Few marriages – if any – are perfect, no rose garden is without its thorns, and no match, despite the popular phrase, is made in heaven.
Many Manchester United fans were wary of – if not fully against – the appointment of Jose Mourinho as their club’s manager at the end of the 2015/16 season. And, while many more were thrilled to see the Portuguese given the job, even they could probably understand the deep-seated misgivings of those others. Mourinho has always been a man who polarises opinion. He doesn’t just ruffle feathers, he plucks them out and pokes them in the eyes of those to whom they belonged moments before.
Indeed, it was Mourinho’s fiery, fractious nature that probably prevented him from getting the United job when Sir Alex Ferguson retired. That other United behemoth on the board, Sir Bobby Charlton, made his feelings plain at the time, echoing the sentiments of many fans who no doubt still watch Mourinho through narrowed, suspicious eyes, forever viewing him as a Chelsea man now besmirching their beloved club.
It certainly remains a strange, surreal experience singing Mourinho’s name from the stands and the man himself may have unwittingly hit on something when he recently heaped praise on his new club’s fans for their imaginative song that, in turn, praises the Portuguese’s progress at the club so far. “Jose’s playing the way that United should,” goes the ditty and, whether you agree with the sentiment or not, it sticks in the craw a lot less than the more simple, more tribal, more ‘Chelsea’ “Jose Mourinho, Jose Mourinho” (though the gusto with which that was spat at Chelsea’s home support during United’s recent FA Cup defeat at Stamford Bridge was quite something).
Not all United fans agree that Mourinho has really got the team playing the way United should.

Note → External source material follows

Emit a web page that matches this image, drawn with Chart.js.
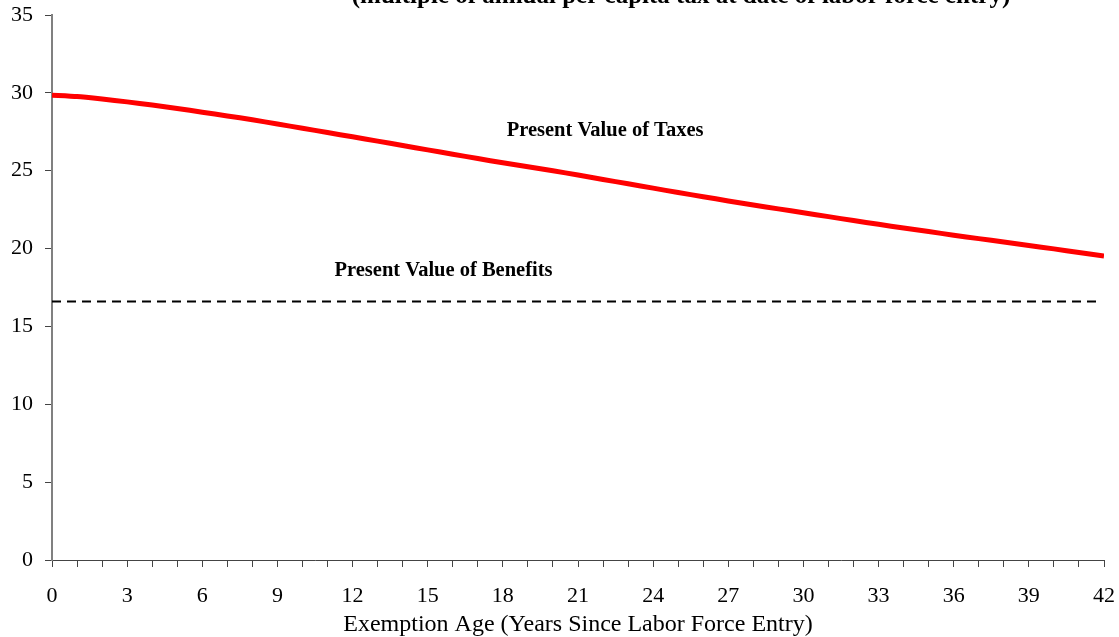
<!DOCTYPE html>
<html>
<head>
<meta charset="utf-8">
<script src="https://cdn.jsdelivr.net/npm/chart.js@4/dist/chart.umd.min.js"></script>
<style>
html,body{margin:0;padding:0;background:#fff;}
#wrap{width:1119px;height:637px;position:relative;}
</style>
</head>
<body>
<div id="wrap"><canvas id="c" width="1119" height="637"></canvas></div>
<script>
const years = [0,1,2,3,4,5,6,7,8,9,10,11,12,13,14,15,16,17,18,19,20,21,22,23,24,25,26,27,28,29,30,31,32,33,34,35,36,37,38,39,40,41,42];
const taxesPV = [29.85,29.76,29.6,29.42,29.22,29.0,28.76,28.52,28.27,28.0,27.73,27.45,27.18,26.9,26.62,26.34,26.06,25.78,25.51,25.25,25.0,24.72,24.44,24.16,23.88,23.6,23.33,23.06,22.8,22.55,22.3,22.05,21.8,21.56,21.32,21.09,20.86,20.64,20.42,20.2,19.98,19.75,19.52];
const benefitsPV = [16.6, 16.6];
const benefitsYears = [0, 41.8];
const yTicks = [0,5,10,15,20,25,30,35];
const xTickLabels = [0,3,6,9,12,15,18,21,24,27,30,33,36,39,42];
const titleText = "(multiple of annual per capita tax at date of labor force entry)";
const xAxisTitle = "Exemption Age (Years Since Labor Force Entry)";
const notes = [
  {text: "Present Value of Taxes", x: 22.08, y: 27.55},
  {text: "Present Value of Benefits", x: 15.63, y: 18.59}
];

const serif = "'Liberation Serif', 'Times New Roman', serif";

const overlay = {
  id: 'overlay',
  afterDraw(chart) {
    const ctx = chart.ctx;
    const xs = chart.scales.x, ys = chart.scales.y;
    ctx.save();
    ctx.fillStyle = '#000';
    ctx.textAlign = 'center';
    ctx.textBaseline = 'middle';
    ctx.font = "bold 20.5px " + serif;
    notes.forEach(n => ctx.fillText(n.text, xs.getPixelForValue(n.x), ys.getPixelForValue(n.y)));
    ctx.font = "bold 25px " + serif;
    ctx.textBaseline = 'alphabetic';
    ctx.fillText(titleText, 681, 3);
    ctx.restore();
  }
};

new Chart(document.getElementById('c'), {
  type: 'line',
  data: {
    datasets: [
      {
        data: years.map((x,i) => ({x, y: taxesPV[i]})),
        borderColor: '#ff0000',
        borderWidth: 5,
        pointRadius: 0,
        tension: 0.2,
        fill: false
      },
      {
        data: benefitsYears.map((x,i) => ({x, y: benefitsPV[i]})),
        borderColor: '#000',
        borderWidth: 2,
        borderDash: [9,6],
        pointRadius: 0,
        fill: false
      }
    ]
  },
  options: {
    responsive: false,
    animation: false,
    events: [],
    layout: {padding: {top: 15, right: 15, left: 0, bottom: 0}},
    plugins: {legend: {display: false}, tooltip: {enabled: false}, title: {display: false}},
    scales: {
      x: {
        type: 'linear',
        min: 0, max: 42,
        afterBuildTicks(s) { s.ticks = years.map(v => ({value: v})); },
        afterFit(s) { s.height = 77; s.paddingLeft = 0; s.paddingRight = 0; },
        grid: {display: true, drawOnChartArea: false, drawTicks: true, tickLength: 7, color: '#444', lineWidth: 1},
        border: {display: true, color: '#444', width: 1},
        ticks: {
          autoSkip: false, maxRotation: 0, padding: 16,
          color: '#000',
          font: {family: serif, size: 22},
          callback: v => xTickLabels.includes(v) ? String(v) : ''
        },
        title: {display: true, text: xAxisTitle, color: '#000', font: {family: serif, size: 24}, padding: {top: 0, bottom: -2}}
      },
      y: {
        min: 0, max: 35,
        afterBuildTicks(s) { s.ticks = yTicks.map(v => ({value: v})); },
        afterFit(s) { s.width = 52; s.paddingTop = 0; s.paddingBottom = 0; },
        grid: {display: true, drawOnChartArea: false, drawTicks: true, tickLength: 7, color: '#444', lineWidth: 1},
        border: {display: true, color: '#808080', width: 2},
        ticks: {
          padding: 12, color: '#000',
          font: {family: serif, size: 22}
        }
      }
    }
  },
  plugins: [overlay]
});
</script>
</body>
</html>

By mid March, the expectation going into the season would have been to be fighting for the title, not struggling to make the top four. It doesn’t help Mourinho that he spent a record transfer fee on Paul Pogba, who himself has had an up and down season due to lofty, perhaps unfair, expectations. When you’re managing the most expensively assembled team on the planet, a dog-fight to make the Champions League places is simply not good enough, so the argument goes.
And it’s an argument that holds some weight, though there are caveats. After all, Mourinho wasn’t walking into a smoothly run club on an upward trajectory. On the contrary, despite success in last season’s FA Cup, there was a palpable air of despondency and drift enveloping United last term. Louis van Gaal should probably have been replaced, probably by Mourinho himself, long before he was and, though Van Gaal’s tenure had its moments – think Marcus Rashford’s emergence, Anthony Martial’s arrival and a handful of big wins against rivals – the Dutchman’s face never truly fitted, his philosophy was quickly torn to shreds, and he left numerous players looking like frightened children who have forgotten their PE kits and been forced to play in nothing but their pants.

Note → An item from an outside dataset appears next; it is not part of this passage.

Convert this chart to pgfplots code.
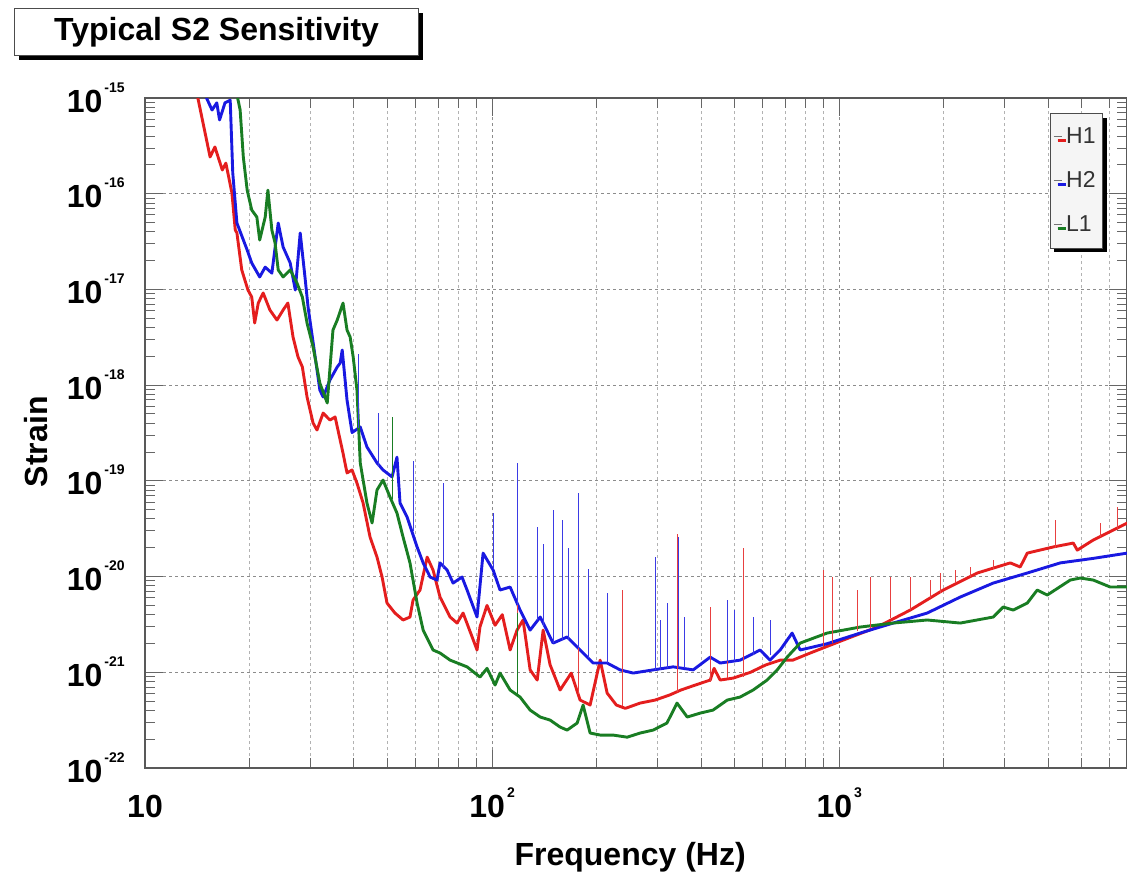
\documentclass[border=0pt]{standalone}
\usepackage{pgfplots}
\pgfplotsset{compat=1.18}
\usepackage{graphicx}
\usepackage{fontspec}
\setmainfont{Liberation Sans}
\usetikzlibrary{shadows}
\definecolor{cred}{RGB}{228,30,30}
\definecolor{cblue}{RGB}{25,25,225}
\definecolor{cgreen}{RGB}{25,125,35}
\newcommand{\tp}[1]{\textbf{10}\hspace{1pt}\raisebox{10pt}{\fontsize{7}{7}\selectfont\textbf{#1}}}

\begin{document}
\begin{tikzpicture}
\useasboundingbox (0,0) rectangle (563.5pt,438pt);
\begin{axis}[
  at={(72.5pt,54pt)}, anchor=south west,
  scale only axis, width=491pt, height=335pt,
  xmode=log, ymode=log,
  xmin=10, xmax=6750, ymin=1e-22, ymax=1e-15,
  axis line style={black!65, line width=0.6pt},
  xtick={10,100,1000},
  xticklabels={\textbf{10},\tp{2},\tp{3}},
  minor xtick={20,30,40,50,60,70,80,90,200,300,400,500,600,700,800,900,2000,3000,4000,5000,6000},
  ytick={1e-22,1e-21,1e-20,1e-19,1e-18,1e-17,1e-16,1e-15},
  yticklabels={\tp{-22},\tp{-21},\tp{-20},\tp{-19},\tp{-18},\tp{-17},\tp{-16},\tp{-15}},
  minor ytick={2e-22,3e-22,4e-22,5e-22,6e-22,7e-22,8e-22,9e-22,
               2e-21,3e-21,4e-21,5e-21,6e-21,7e-21,8e-21,9e-21,
               2e-20,3e-20,4e-20,5e-20,6e-20,7e-20,8e-20,9e-20,
               2e-19,3e-19,4e-19,5e-19,6e-19,7e-19,8e-19,9e-19,
               2e-18,3e-18,4e-18,5e-18,6e-18,7e-18,8e-18,9e-18,
               2e-17,3e-17,4e-17,5e-17,6e-17,7e-17,8e-17,9e-17,
               2e-16,3e-16,4e-16,5e-16,6e-16,7e-16,8e-16,9e-16},
  xmajorgrids, xminorgrids, ymajorgrids,
  major grid style={black!45, dash pattern=on 1.5pt off 1.5pt, line width=0.5pt},
  minor grid style={black!30, dash pattern=on 1.5pt off 1.5pt, line width=0.5pt},
  tick align=inside, major tick length=9pt, minor tick length=5pt,
  tick style={black!60, line width=0.5pt},
  ticklabel style={font=\fontsize{16}{16}\selectfont\bfseries, inner sep=0pt},
  xticklabel style={anchor=base, yshift=-24.5pt},
  yticklabel style={anchor=base east, xshift=-10pt, yshift=-7pt},
  xlabel={Frequency (Hz)},
  ylabel={Strain},
  label style={font=\fontsize{16}{16}\selectfont\bfseries, inner sep=0pt},
  xlabel style={at={(axis description cs:0.494,-0.1448)}, anchor=base},
  ylabel style={at={(axis description cs:-0.0988,0.487)}, anchor=base, rotate=0},
  legend style={at={(0.9756,0.9776)}, anchor=north east, draw=black!70,
    fill=black!4, font=\fontsize{11.5}{12}\selectfont, row sep=8.5pt,
    inner xsep=1.5pt, inner ysep=5pt, line width=0.5pt, text=black!80,
    general shadow={fill=black, shadow xshift=2pt, shadow yshift=-2pt}},
  legend cell align=left,
  legend image code/.code={\draw[draw=black!55, line width=0.5pt] (0pt,0pt) -- (4pt,0pt);},
  every axis plot/.append style={line join=round},
]
% H1 (red)
\addplot[cred, line width=1.45pt] coordinates {
(14.0,1.3e-15)(14.2,1.0e-15)(15.4,2.42e-16)(15.9,3.08e-16)(16.7,1.77e-16)(17.1,2.09e-16)
(17.8,1.02e-16)(18.2,4.18e-17)(18.4,3.89e-17)(19.0,1.60e-17)(19.8,9.86e-18)(20.3,8.33e-18)
(20.7,4.46e-18)(21.2,7.21e-18)(21.9,9.18e-18)(22.9,6.1e-18)(24.0,4.79e-18)(25.0,6.1e-18)
(25.8,7.21e-18)(26.7,3.18e-18)(27.6,1.97e-18)(28.4,1.55e-18)(29.3,7.52e-19)(30.5,4.02e-19)
(31.3,3.40e-19)(32.6,5.11e-19)(34.1,4.32e-19)(35.3,4.65e-19)(37.2,1.95e-19)(38.2,1.21e-19)
(39.5,1.30e-19)(40.8,9.49e-20)(42.5,5.87e-20)(44.5,2.59e-20)(46.6,1.60e-20)(48.2,9.89e-21)
(49.8,5.29e-21)(52.5,4.16e-21)(55.4,3.52e-21)(58.0,3.78e-21)(59.2,5.69e-21)(62.0,7.24e-21)
(65.0,1.60e-20)(67.6,1.17e-20)(70.8,6.11e-21)(75.7,3.78e-21)(79.3,3.27e-21)(82.5,4.16e-21)
(87.6,2.34e-21)(90.5,1.71e-21)(92.3,3.0e-21)(96.7,5.0e-21)(102,3.1e-21)(107,4.0e-21)
(112.7,1.71e-21)(118,2.76e-21)(122.8,3.52e-21)(128.7,1.06e-21)(134.9,8.3e-22)(140.3,2.76e-21)
(146.9,1.2e-21)(157,6.53e-22)(169,9.8e-22)(179.3,5.13e-22)(191.6,4.55e-22)(204.8,1.34e-21)
(214.5,6.07e-22)(228,4.55e-22)(242,4.2e-22)(267,4.77e-22)(295,5.13e-22)(325,5.8e-22)
(350,6.53e-22)(385,7.36e-22)(425,8.3e-22)(436,1.1e-21)(454,8.3e-22)(495,8.7e-22)
(555,1.0e-21)(613,1.19e-21)(676,1.34e-21)(735,1.34e-21)(825,1.59e-21)(1027,2.17e-21)
(1287,2.97e-21)(1602,4.47e-21)(1994,7.24e-21)(2499,1.09e-20)(3111,1.39e-20)(3323,1.26e-20)
(3483,1.76e-20)(4138,2.04e-20)(4725,2.24e-20)(4852,1.89e-20)(5395,2.41e-20)(6160,3.06e-20)
(6761,3.63e-20)};
\addlegendentry{H1}
% H2 (blue)
\addplot[cblue, line width=1.45pt] coordinates {
(14.7,1.2e-15)(15.6,7.5e-16)(16.1,8.9e-16)(16.4,5.9e-16)(17.0,8.9e-16)(17.6,9.5e-16)
(17.9,1.65e-16)(18.4,4.94e-17)(19.7,2.58e-17)(20.3,1.89e-17)(21.4,1.35e-17)(22.2,1.71e-17)
(23.2,1.48e-17)(24.2,4.94e-17)(25.0,2.77e-17)(26.2,1.89e-17)(27.1,9.86e-18)(28.0,3.89e-17)
(28.9,1.35e-17)(29.5,6.55e-18)(30.5,2.8e-18)(31.9,8.89e-19)(32.6,7.52e-19)(34.1,1.13e-18)
(35.8,1.55e-18)(36.5,1.70e-18)(37.0,2.33e-18)(38.2,7.0e-19)(39.5,3.2e-19)(41.7,3.65e-19)
(43.6,2.26e-19)(46.6,1.54e-19)(48.5,1.30e-19)(51.5,1.10e-19)(53.2,1.77e-19)(54.3,5.87e-20)
(56.9,4.19e-20)(60.8,2.04e-20)(63.3,1.39e-20)(66.3,9.89e-21)(69.4,9.20e-21)(70.8,1.39e-20)
(74.2,1.17e-20)(77.2,8.56e-21)(81.9,9.89e-21)(84.7,7.24e-21)(90.5,3.78e-21)(94.2,1.76e-20)
(100.7,1.17e-20)(105.4,7.24e-21)(112.7,7.78e-21)(120.4,4.47e-21)(128.7,2.76e-21)(137.6,3.78e-21)
(149.9,2.02e-21)(164.5,2.34e-21)(179.3,1.71e-21)(195.5,1.25e-21)(214.5,1.25e-21)(233.8,1.06e-21)
(254.9,9.82e-22)(291.1,1.06e-21)(332.4,1.14e-21)(379.7,1.06e-21)(424.9,1.44e-21)(454.1,1.25e-21)
(518.5,1.34e-21)(592,1.71e-21)(632,1.34e-21)(676,1.71e-21)(732,2.57e-21)(772,1.71e-21)
(923,1.99e-21)(1149,2.57e-21)(1431,3.27e-21)(1793,4.16e-21)(2232,6.11e-21)(2779,8.56e-21)
(3483,1.09e-20)(4335,1.39e-20)(5395,1.55e-20)(6761,1.76e-20)};
\addlegendentry{H2}
% L1 (green)
\addplot[cgreen, line width=1.45pt] coordinates {
(18.3,1.2e-15)(18.8,7.5e-16)(19.2,2.42e-16)(19.7,1.09e-16)(20.3,6.76e-17)(21.0,5.71e-17)
(21.4,3.28e-17)(22.2,5.71e-17)(22.6,1.09e-16)(23.2,4.18e-17)(23.7,3.05e-17)(24.2,1.60e-17)
(25.0,1.35e-17)(26.2,1.60e-17)(27.4,1.17e-17)(28.4,8.33e-18)(29.3,4.46e-18)(30.5,2.50e-18)
(31.9,1.05e-18)(33.5,6.51e-19)(34.8,3.77e-18)(35.8,4.79e-18)(37.2,7.21e-18)(38.2,3.77e-18)
(39.0,3.18e-18)(39.8,1.97e-18)(40.8,8.89e-19)(41.7,1.54e-19)(43.6,5.87e-20)(45.1,3.63e-20)
(46.6,8.02e-20)(48.5,1.02e-19)(50.8,6.78e-20)(53.2,4.61e-20)(55.4,2.59e-20)(58.0,1.39e-20)
(60.8,5.29e-21)(63.3,2.76e-21)(67.6,1.71e-21)(70.8,1.59e-21)(75.7,1.34e-21)(84.7,1.14e-21)
(92.3,8.92e-22)(96.7,1.1e-21)(102,7.36e-22)(105.4,9.82e-22)(112.7,6.53e-22)(120.4,5.51e-22)
(128.7,4.03e-22)(137.6,3.41e-22)(146.9,3.17e-22)(157,2.68e-22)(164.5,2.49e-22)(175.8,2.95e-22)
(182.9,4.55e-22)(191.6,2.32e-22)(204.8,2.21e-22)(223,2.21e-22)(245,2.1e-22)(267,2.32e-22)
(291,2.49e-22)(319,2.95e-22)(341,4.77e-22)(365,3.41e-22)(398,3.75e-22)(433,4.03e-22)
(476,5.13e-22)(518,5.51e-22)(565,6.53e-22)(620,8.3e-22)(663,1.06e-21)(708,1.44e-21)
(772,2.02e-21)(923,2.57e-21)(1149,2.97e-21)(1431,3.27e-21)(1793,3.52e-21)(2232,3.27e-21)
(2779,3.78e-21)(2969,4.81e-21)(3173,4.47e-21)(3483,5.29e-21)(3721,7.24e-21)(3977,6.42e-21)
(4631,9.2e-21)(4949,9.66e-21)(5395,9.2e-21)(6039,7.78e-21)(6761,7.78e-21)};
\addlegendentry{L1}
% spectral line spikes
\addplot[cred!85, line width=0.4pt, unbounded coords=jump, forget plot] coordinates {
(118,2.5e-21)(118,3.3e-20)(118,nan)
(177,6e-22)(177,2.2e-20)(177,nan)
(236.9,4.5e-22)(236.9,7.2e-21)(236.9,nan)
(341.3,6.2e-22)(341.3,2.8e-20)(341.3,nan)
(424.9,8e-22)(424.9,4.8e-21)(424.9,nan)
(475.6,8.7e-22)(475.6,5.7e-21)(475.6,nan)
(528.9,9e-22)(528.9,2.0e-20)(528.9,nan)
(899,1.9e-21)(899,1.17e-20)(899,nan)
(954,2.0e-21)(954,9.9e-21)(954,nan)
(1127,2.7e-21)(1127,7.2e-21)(1127,nan)
(1228,2.9e-21)(1228,9.9e-21)(1228,nan)
(1403,3.7e-21)(1403,9.9e-21)(1403,nan)
(1602,4.5e-21)(1602,9.9e-21)(1602,nan)
(1829,6e-21)(1829,9.2e-21)(1829,nan)
(1954,6.8e-21)(1954,1.09e-20)(1954,nan)
(2159,8.5e-21)(2159,1.17e-20)(2159,nan)
(2385,1.0e-20)(2385,1.26e-20)(2385,nan)
(2779,1.2e-20)(2779,1.49e-20)(2779,nan)
(4193,2.0e-20)(4193,3.9e-20)(4193,nan)
(5652,2.6e-20)(5652,3.6e-20)(5652,nan)
(6326,3.1e-20)(6326,5.3e-20)};
\addplot[cblue!85, line width=0.4pt, unbounded coords=jump, forget plot] coordinates {
(41.1,3.6e-19)(41.1,2.1e-18)(41.1,nan)
(46.9,1.4e-19)(46.9,5.1e-19)(46.9,nan)
(59.2,3e-20)(59.2,1.6e-19)(59.2,nan)
(72.3,1.2e-20)(72.3,9.5e-20)(72.3,nan)
(100.7,1.2e-20)(100.7,4.6e-20)(100.7,nan)
(118,5e-21)(118,1.54e-19)(118,nan)
(134.9,3.5e-21)(134.9,3.3e-20)(134.9,nan)
(140.3,3e-21)(140.3,2.2e-20)(140.3,nan)
(149.9,2e-21)(149.9,5e-20)(149.9,nan)
(159.1,2.2e-21)(159.1,3.9e-20)(159.1,nan)
(165.6,2.2e-21)(165.6,2.0e-20)(165.6,nan)
(177,1.8e-21)(177,7.5e-20)(177,nan)
(189.1,1.4e-21)(189.1,1.2e-20)(189.1,nan)
(214.5,1.25e-21)(214.5,6.7e-21)(214.5,nan)
(294.9,1.06e-21)(294.9,1.6e-20)(294.9,nan)
(306,1.06e-21)(306,3.5e-21)(306,nan)
(319,1.1e-21)(319,5.3e-21)(319,nan)
(343.6,1.1e-21)(343.6,2.6e-20)(343.6,nan)
(357,1.1e-21)(357,3.8e-21)(357,nan)
(475.6,1.3e-21)(475.6,5.7e-21)(475.6,nan)
(500,1.3e-21)(500,4.5e-21)(500,nan)
(565,1.5e-21)(565,3.8e-21)(565,nan)
(632.6,1.5e-21)(632.6,3.5e-21)};
\addplot[cgreen, line width=0.4pt, unbounded coords=jump, forget plot] coordinates {
(51.5,6.5e-20)(51.5,4.6e-19)(51.5,nan)
(118,5.5e-22)(118,4.2e-21)};
\end{axis}
\node[draw=black!70, line width=0.6pt, fill=white, minimum width=202pt,
  minimum height=23.5pt, anchor=north west, inner sep=0pt,
  general shadow={fill=black, shadow xshift=2pt, shadow yshift=-2pt},
  font=\fontsize{16}{16}\selectfont\bfseries] at (7pt,434pt) {Typical S2 Sensitivity};
\end{tikzpicture}
\end{document}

Mourinho has certainly, with the help of Zlatan Ibrahimovic, restored some confidence and charisma to the club and its players and, though his bus-parking inclination still occasionally rears its head – as against Chelsea and Middlesbrough in recent weeks – overall there is a sense of a club that, having been subdued, meek and cripplingly unsure of itself since Ferguson left, once again beginning to stir.

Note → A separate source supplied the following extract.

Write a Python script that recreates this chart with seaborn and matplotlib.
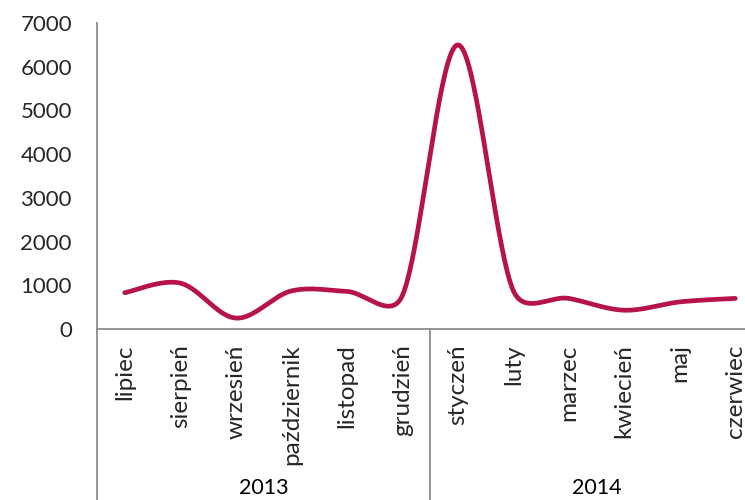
import numpy as np
import pandas as pd
import matplotlib
matplotlib.use("Agg")
import matplotlib.pyplot as plt
import seaborn as sns

# monthly values, July 2013 - June 2014
months = ["lipiec", "sierpień", "wrzesień", "październik", "listopad", "grudzień",
          "styczeń", "luty", "marzec", "kwiecień", "maj", "czerwiec"]
years = ["2013", "2014"]
months_per_year = [6, 6]
values = [830, 1050, 250, 870, 860, 760, 6500, 880, 700, 430, 620, 700]

y_ticks = [0, 1000, 2000, 3000, 4000, 5000, 6000, 7000]

LINE_COLOR = "#B5134A"
AXIS_COLOR = "#8C8C8C"


def excel_smooth(x, y, sx, sy, n=40):
    """Bezier smoothing like Excel's smoothed line (control points capped at half a segment)."""
    pts = np.column_stack([np.asarray(x, float) * sx, np.asarray(y, float) * sy])
    out = []
    for i in range(len(pts) - 1):
        p0 = pts[max(i - 1, 0)]
        p1 = pts[i]
        p2 = pts[i + 1]
        p3 = pts[min(i + 2, len(pts) - 1)]
        d12 = np.hypot(*(p2 - p1))
        d02 = np.hypot(*(p2 - p0))
        d13 = np.hypot(*(p3 - p1))
        f1 = 1 / 6 if d02 / 6 < d12 / 2 else d12 / (2 * d02)
        f2 = 1 / 6 if d13 / 6 < d12 / 2 else d12 / (2 * d13)
        c1 = p1 + f1 * (p2 - p0)
        c2 = p2 - f2 * (p3 - p1)
        t = np.linspace(0, 1, n)[:, None]
        seg = (1 - t) ** 3 * p1 + 3 * (1 - t) ** 2 * t * c1 + 3 * (1 - t) * t ** 2 * c2 + t ** 3 * p2
        out.append(seg if i == 0 else seg[1:])
    out = np.vstack(out)
    return out[:, 0] / sx, out[:, 1] / sy


sns.set_theme(style="white")
plt.rcParams['font.family'] = ['Lato', 'DejaVu Sans']

fig = plt.figure(figsize=(7.45, 5), dpi=100)
# plot area runs past the right edge of the picture, as in the original
ax = fig.add_axes([97 / 745, 171 / 500, 666 / 745, 306 / 500])

xs, ys = excel_smooth(range(len(values)), values, 55.5, 306 / 7000)
smooth_df = pd.DataFrame({"x": xs, "y": ys})
sns.lineplot(data=smooth_df, x="x", y="y", sort=False, estimator=None,
             color=LINE_COLOR, linewidth=3.4, ax=ax)

ax.set_xlim(-0.5, len(months) - 0.5)
ax.set_ylim(0, 7000)
ax.set_xticks(range(len(months)))
ax.set_xticklabels(months, rotation=90, fontsize=17.5)
ax.set_yticks(y_ticks)
ax.set_yticklabels([str(v) for v in y_ticks], fontsize=16)
ax.tick_params(axis="x", length=0, pad=11)
ax.tick_params(axis="y", length=0, pad=18)
ax.set_xlabel("")
ax.set_ylabel("")

for side in ["top", "right"]:
    ax.spines[side].set_visible(False)
for side in ["left", "bottom"]:
    ax.spines[side].set_color(AXIS_COLOR)
    ax.spines[side].set_linewidth(1.3)

# year groups under the month labels
xt = ax.get_xaxis_transform()
start = -0.5
for year, n in zip(years, months_per_year):
    ax.plot([start, start], [0, -0.6], transform=xt, clip_on=False,
            color=AXIS_COLOR, linewidth=1.3)
    ax.text(start + n / 2, -0.52, year, transform=xt, ha="center", va="center",
            fontsize=15.5, color="black")
    start += n
ax.plot([start, start], [0, -0.6], transform=xt, clip_on=False,
        color=AXIS_COLOR, linewidth=1.3)

fig.savefig("out.png", dpi=100)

Mourinho has spoken of the need, upon his arrival, to restore harmony between the team and fans, as well as the difficulty of playing with United’s traditional style and verve while still getting results. It has not always been plain sailing but, at times this season, United have been a joy to watch, capable of scintillating passages of play and breathtaking moments of individual and collective brilliance.
All of which has been achieved while, you sense, Mourinho has been fighting a personal battle against himself while he tries to fit in at a club that, just three years ago, rejected him. He’s had his moments, of course, and you’ll probably always have to accept that his one-man-pantomime nature will never be completely quelled but, like any new signing on the pitch, a manager with so much water under his personal bridge, who has never been far from the headlines in this country even when working hundreds of miles away on the continent, also needs to be given the chance to find his feet. He now describes himself as the ‘Calm One’ and, while the serenity he claims to have found could no doubt erupt like a dormant volcano at any moment, he is certainly trying and appears to have struck on a balance between work and life that was clearly lacking during his early days at the club.
Mourinho’s four summer signings have, on the whole, done well. Pogba may have come in for some criticism – some of it justified – but it is, on the whole, absurd, and spouted most often by those who only watch him occasionally. And the very fact that Mourinho continues to deploy negative tactics every now and then suggests that he knows he needs to strengthen further. As they say, Rome wasn’t built in a day, though, had Twitter been around at the time, there would have been plenty of people with too much time on their hands ready to lay into the builders of the Colosseum.
Divorces and separations can be messy, and Mourinho was clearly shellshocked after his own acrimonious split from Chelsea. He has then walked into a club still reeling, three years on, from their own separation from Ferguson and the unsuccessful flings they’ve had since. Things are far from perfect but, the fact is, Manchester United and Jose Mourinho are still getting to know each other. They may not be a perfect match, but perfect matches probably don’t exist and, in truth, things haven’t been all that bad so far.